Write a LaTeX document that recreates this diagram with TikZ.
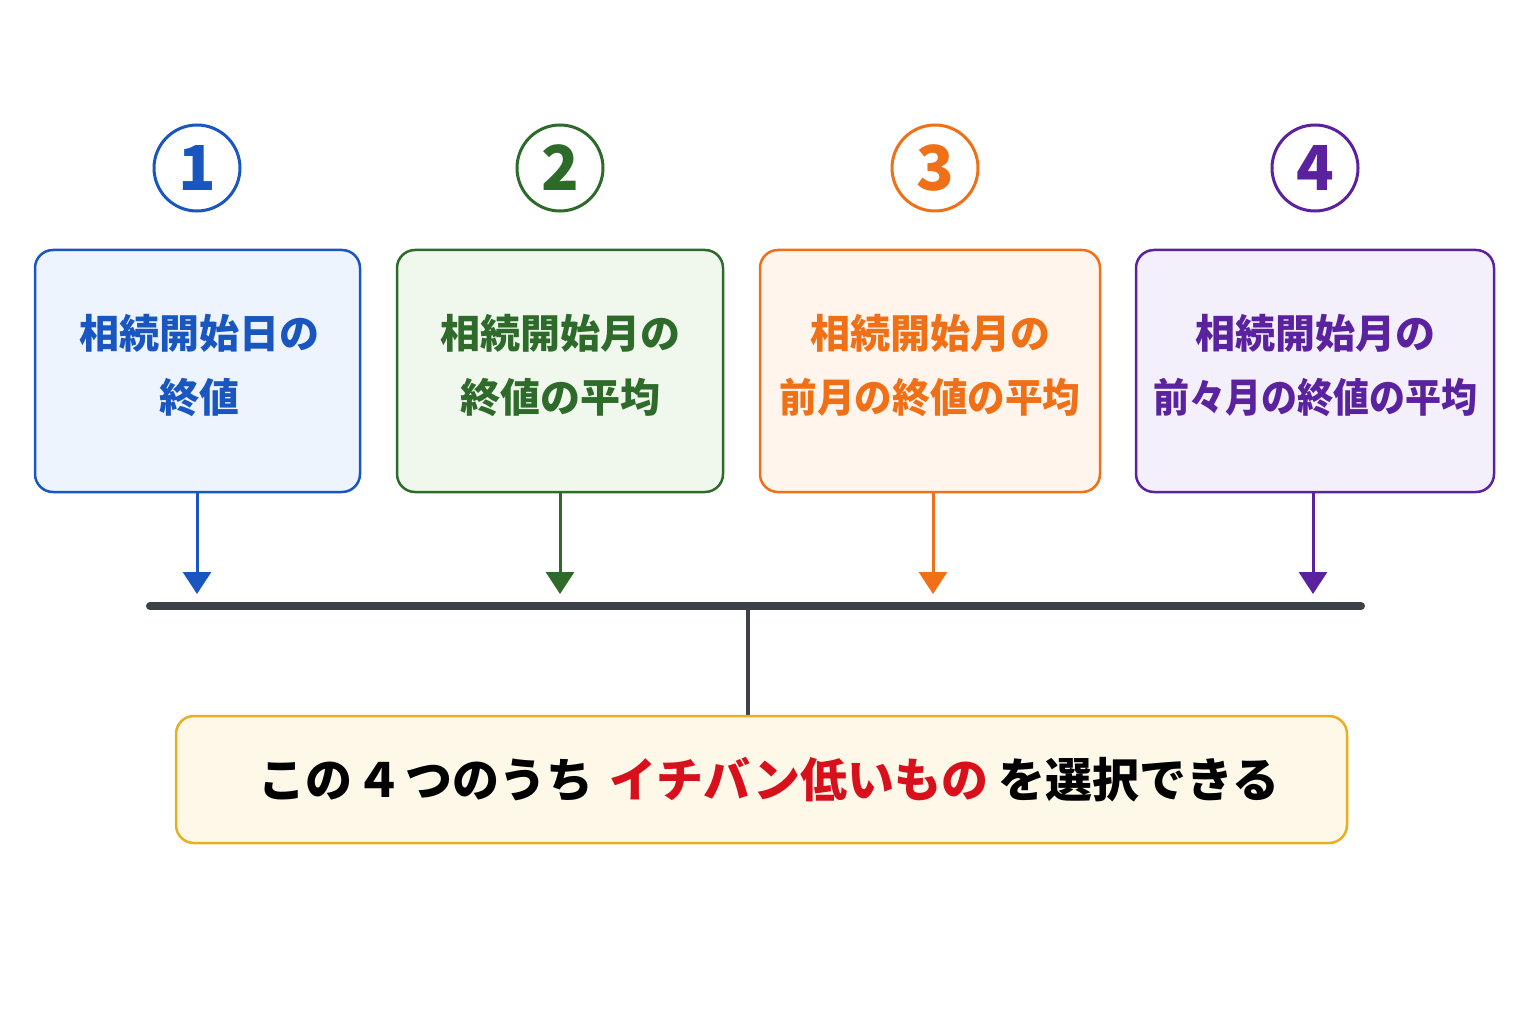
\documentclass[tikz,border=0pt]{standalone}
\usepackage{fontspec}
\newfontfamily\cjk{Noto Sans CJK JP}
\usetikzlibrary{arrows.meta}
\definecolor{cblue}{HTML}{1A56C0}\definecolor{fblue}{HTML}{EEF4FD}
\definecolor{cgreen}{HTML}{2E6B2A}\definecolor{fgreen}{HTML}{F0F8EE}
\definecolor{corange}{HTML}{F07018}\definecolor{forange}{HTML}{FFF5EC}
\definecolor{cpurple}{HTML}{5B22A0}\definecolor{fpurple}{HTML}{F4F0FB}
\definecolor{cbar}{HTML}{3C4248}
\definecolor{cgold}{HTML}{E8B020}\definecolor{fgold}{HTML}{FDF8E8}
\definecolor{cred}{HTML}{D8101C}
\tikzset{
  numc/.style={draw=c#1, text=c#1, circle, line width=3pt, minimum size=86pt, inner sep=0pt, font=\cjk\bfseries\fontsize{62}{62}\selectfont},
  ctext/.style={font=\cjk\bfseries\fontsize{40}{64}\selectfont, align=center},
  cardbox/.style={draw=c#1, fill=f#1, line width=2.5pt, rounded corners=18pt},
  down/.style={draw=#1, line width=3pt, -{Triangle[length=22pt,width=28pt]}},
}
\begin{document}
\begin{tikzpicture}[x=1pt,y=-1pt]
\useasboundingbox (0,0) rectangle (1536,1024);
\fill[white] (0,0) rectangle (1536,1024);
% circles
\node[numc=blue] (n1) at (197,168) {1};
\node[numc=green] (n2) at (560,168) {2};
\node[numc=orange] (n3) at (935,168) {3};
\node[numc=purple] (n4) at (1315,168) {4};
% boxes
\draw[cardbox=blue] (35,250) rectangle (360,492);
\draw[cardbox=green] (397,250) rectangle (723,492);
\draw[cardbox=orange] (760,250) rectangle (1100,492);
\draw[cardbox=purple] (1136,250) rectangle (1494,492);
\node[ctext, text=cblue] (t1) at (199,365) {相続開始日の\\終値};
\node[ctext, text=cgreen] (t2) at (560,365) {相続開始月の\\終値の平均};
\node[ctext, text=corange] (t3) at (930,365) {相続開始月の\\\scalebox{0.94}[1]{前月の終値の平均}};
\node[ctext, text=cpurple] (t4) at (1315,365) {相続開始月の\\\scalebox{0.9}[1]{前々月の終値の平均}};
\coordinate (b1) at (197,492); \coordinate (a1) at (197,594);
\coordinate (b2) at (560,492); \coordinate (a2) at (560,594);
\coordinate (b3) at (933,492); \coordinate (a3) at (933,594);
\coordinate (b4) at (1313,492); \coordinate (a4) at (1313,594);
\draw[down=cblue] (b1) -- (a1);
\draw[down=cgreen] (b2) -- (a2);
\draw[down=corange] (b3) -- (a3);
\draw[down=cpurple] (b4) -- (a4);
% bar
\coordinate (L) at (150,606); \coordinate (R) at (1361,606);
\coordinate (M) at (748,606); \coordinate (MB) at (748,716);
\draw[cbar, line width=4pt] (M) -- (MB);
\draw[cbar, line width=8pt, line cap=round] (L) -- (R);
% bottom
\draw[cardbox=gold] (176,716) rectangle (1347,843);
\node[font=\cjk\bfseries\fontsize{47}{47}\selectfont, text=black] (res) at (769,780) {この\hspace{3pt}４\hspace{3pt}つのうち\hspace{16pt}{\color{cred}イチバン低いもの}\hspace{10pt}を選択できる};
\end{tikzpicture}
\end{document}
------------------------------------
[Task directions]: Quote the material in full and exactly; do not carry over its pictures.

[Exercise answer]:
Write a LaTeX document that recreates this diagram with TikZ.
\documentclass[tikz,border=0pt]{standalone}
\usepackage{fontspec}
\newfontfamily\cjk{Noto Sans CJK JP}
\usetikzlibrary{arrows.meta}
\definecolor{cblue}{HTML}{1A56C0}\definecolor{fblue}{HTML}{EEF4FD}
\definecolor{cgreen}{HTML}{2E6B2A}\definecolor{fgreen}{HTML}{F0F8EE}
\definecolor{corange}{HTML}{F07018}\definecolor{forange}{HTML}{FFF5EC}
\definecolor{cpurple}{HTML}{5B22A0}\definecolor{fpurple}{HTML}{F4F0FB}
\definecolor{cbar}{HTML}{3C4248}
\definecolor{cgold}{HTML}{E8B020}\definecolor{fgold}{HTML}{FDF8E8}
\definecolor{cred}{HTML}{D8101C}
\tikzset{
  numc/.style={draw=c#1, text=c#1, circle, line width=3pt, minimum size=86pt, inner sep=0pt, font=\cjk\bfseries\fontsize{62}{62}\selectfont},
  ctext/.style={font=\cjk\bfseries\fontsize{40}{64}\selectfont, align=center},
  cardbox/.style={draw=c#1, fill=f#1, line width=2.5pt, rounded corners=18pt},
  down/.style={draw=#1, line width=3pt, -{Triangle[length=22pt,width=28pt]}},
}
\begin{document}
\begin{tikzpicture}[x=1pt,y=-1pt]
\useasboundingbox (0,0) rectangle (1536,1024);
\fill[white] (0,0) rectangle (1536,1024);
% circles
\node[numc=blue] (n1) at (197,168) {1};
\node[numc=green] (n2) at (560,168) {2};
\node[numc=orange] (n3) at (935,168) {3};
\node[numc=purple] (n4) at (1315,168) {4};
% boxes
\draw[cardbox=blue] (35,250) rectangle (360,492);
\draw[cardbox=green] (397,250) rectangle (723,492);
\draw[cardbox=orange] (760,250) rectangle (1100,492);
\draw[cardbox=purple] (1136,250) rectangle (1494,492);
\node[ctext, text=cblue] (t1) at (199,365) {相続開始日の\\終値};
\node[ctext, text=cgreen] (t2) at (560,365) {相続開始月の\\終値の平均};
\node[ctext, text=corange] (t3) at (930,365) {相続開始月の\\\scalebox{0.94}[1]{前月の終値の平均}};
\node[ctext, text=cpurple] (t4) at (1315,365) {相続開始月の\\\scalebox{0.9}[1]{前々月の終値の平均}};
\coordinate (b1) at (197,492); \coordinate (a1) at (197,594);
\coordinate (b2) at (560,492); \coordinate (a2) at (560,594);
\coordinate (b3) at (933,492); \coordinate (a3) at (933,594);
\coordinate (b4) at (1313,492); \coordinate (a4) at (1313,594);
\draw[down=cblue] (b1) -- (a1);
\draw[down=cgreen] (b2) -- (a2);
\draw[down=corange] (b3) -- (a3);
\draw[down=cpurple] (b4) -- (a4);
% bar
\coordinate (L) at (150,606); \coordinate (R) at (1361,606);
\coordinate (M) at (748,606); \coordinate (MB) at (748,716);
\draw[cbar, line width=4pt] (M) -- (MB);
\draw[cbar, line width=8pt, line cap=round] (L) -- (R);
% bottom
\draw[cardbox=gold] (176,716) rectangle (1347,843);
\node[font=\cjk\bfseries\fontsize{47}{47}\selectfont, text=black] (res) at (769,780) {この\hspace{3pt}４\hspace{3pt}つのうち\hspace{16pt}{\color{cred}イチバン低いもの}\hspace{10pt}を選択できる};
\end{tikzpicture}
\end{document}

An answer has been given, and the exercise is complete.